=== RECORD LIST ===
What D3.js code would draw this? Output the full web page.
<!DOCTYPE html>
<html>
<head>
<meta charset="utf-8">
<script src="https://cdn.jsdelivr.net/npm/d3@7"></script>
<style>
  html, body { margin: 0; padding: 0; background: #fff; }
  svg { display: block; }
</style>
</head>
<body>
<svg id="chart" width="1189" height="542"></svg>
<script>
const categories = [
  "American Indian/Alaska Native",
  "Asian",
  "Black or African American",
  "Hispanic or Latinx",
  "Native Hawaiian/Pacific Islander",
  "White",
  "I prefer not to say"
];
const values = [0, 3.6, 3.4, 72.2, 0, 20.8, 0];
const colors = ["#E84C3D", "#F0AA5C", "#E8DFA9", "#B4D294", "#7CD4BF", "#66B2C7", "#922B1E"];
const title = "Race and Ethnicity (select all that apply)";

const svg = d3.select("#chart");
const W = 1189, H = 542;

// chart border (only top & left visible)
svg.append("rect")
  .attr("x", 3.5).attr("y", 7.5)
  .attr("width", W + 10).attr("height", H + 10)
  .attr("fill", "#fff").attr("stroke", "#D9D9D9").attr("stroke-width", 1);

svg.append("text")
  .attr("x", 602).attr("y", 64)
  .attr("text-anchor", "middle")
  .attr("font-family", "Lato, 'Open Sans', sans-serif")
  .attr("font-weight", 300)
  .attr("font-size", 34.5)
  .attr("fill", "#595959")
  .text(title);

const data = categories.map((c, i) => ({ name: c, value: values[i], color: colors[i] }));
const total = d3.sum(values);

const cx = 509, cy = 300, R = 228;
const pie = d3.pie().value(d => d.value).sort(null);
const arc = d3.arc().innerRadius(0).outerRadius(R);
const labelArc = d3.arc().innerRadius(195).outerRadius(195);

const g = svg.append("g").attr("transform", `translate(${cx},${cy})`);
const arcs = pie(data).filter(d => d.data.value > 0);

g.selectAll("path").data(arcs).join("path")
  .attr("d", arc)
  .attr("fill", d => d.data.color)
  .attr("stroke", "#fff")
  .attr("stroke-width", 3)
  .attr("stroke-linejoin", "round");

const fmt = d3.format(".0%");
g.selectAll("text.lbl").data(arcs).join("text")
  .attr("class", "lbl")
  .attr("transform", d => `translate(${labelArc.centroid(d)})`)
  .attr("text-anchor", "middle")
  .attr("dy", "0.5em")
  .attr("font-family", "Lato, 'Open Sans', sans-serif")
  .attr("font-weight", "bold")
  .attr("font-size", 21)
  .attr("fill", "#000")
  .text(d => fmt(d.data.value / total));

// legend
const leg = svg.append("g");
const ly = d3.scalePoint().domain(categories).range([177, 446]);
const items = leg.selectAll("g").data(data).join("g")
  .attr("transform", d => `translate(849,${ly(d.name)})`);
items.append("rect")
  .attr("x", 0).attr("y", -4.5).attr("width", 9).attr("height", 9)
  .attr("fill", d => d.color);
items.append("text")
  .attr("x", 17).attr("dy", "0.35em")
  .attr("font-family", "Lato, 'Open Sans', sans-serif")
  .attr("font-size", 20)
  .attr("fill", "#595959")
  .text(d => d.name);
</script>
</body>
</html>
===
=== RECORD LIST ===
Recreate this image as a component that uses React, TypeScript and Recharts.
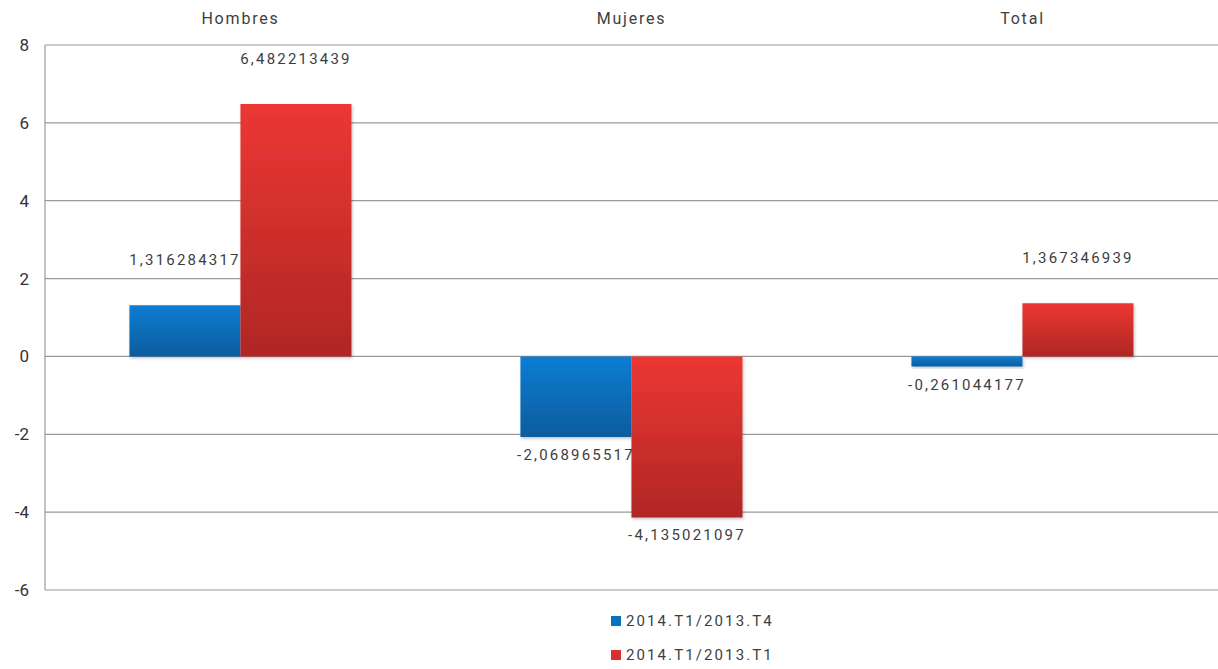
===
Keep both end lines and retype everything in the records above from the line containing "What D3.js code" through the line containing "const total = d3.sum(values);", exactly, with nothing else.

What D3.js code would draw this? Output the full web page.
<!DOCTYPE html>
<html>
<head>
<meta charset="utf-8">
<script src="https://cdn.jsdelivr.net/npm/d3@7"></script>
<style>
  html, body { margin: 0; padding: 0; background: #fff; }
  svg { display: block; }
</style>
</head>
<body>
<svg id="chart" width="1189" height="542"></svg>
<script>
const categories = [
  "American Indian/Alaska Native",
  "Asian",
  "Black or African American",
  "Hispanic or Latinx",
  "Native Hawaiian/Pacific Islander",
  "White",
  "I prefer not to say"
];
const values = [0, 3.6, 3.4, 72.2, 0, 20.8, 0];
const colors = ["#E84C3D", "#F0AA5C", "#E8DFA9", "#B4D294", "#7CD4BF", "#66B2C7", "#922B1E"];
const title = "Race and Ethnicity (select all that apply)";

const svg = d3.select("#chart");
const W = 1189, H = 542;

// chart border (only top & left visible)
svg.append("rect")
  .attr("x", 3.5).attr("y", 7.5)
  .attr("width", W + 10).attr("height", H + 10)
  .attr("fill", "#fff").attr("stroke", "#D9D9D9").attr("stroke-width", 1);

svg.append("text")
  .attr("x", 602).attr("y", 64)
  .attr("text-anchor", "middle")
  .attr("font-family", "Lato, 'Open Sans', sans-serif")
  .attr("font-weight", 300)
  .attr("font-size", 34.5)
  .attr("fill", "#595959")
  .text(title);

const data = categories.map((c, i) => ({ name: c, value: values[i], color: colors[i] }));
const total = d3.sum(values);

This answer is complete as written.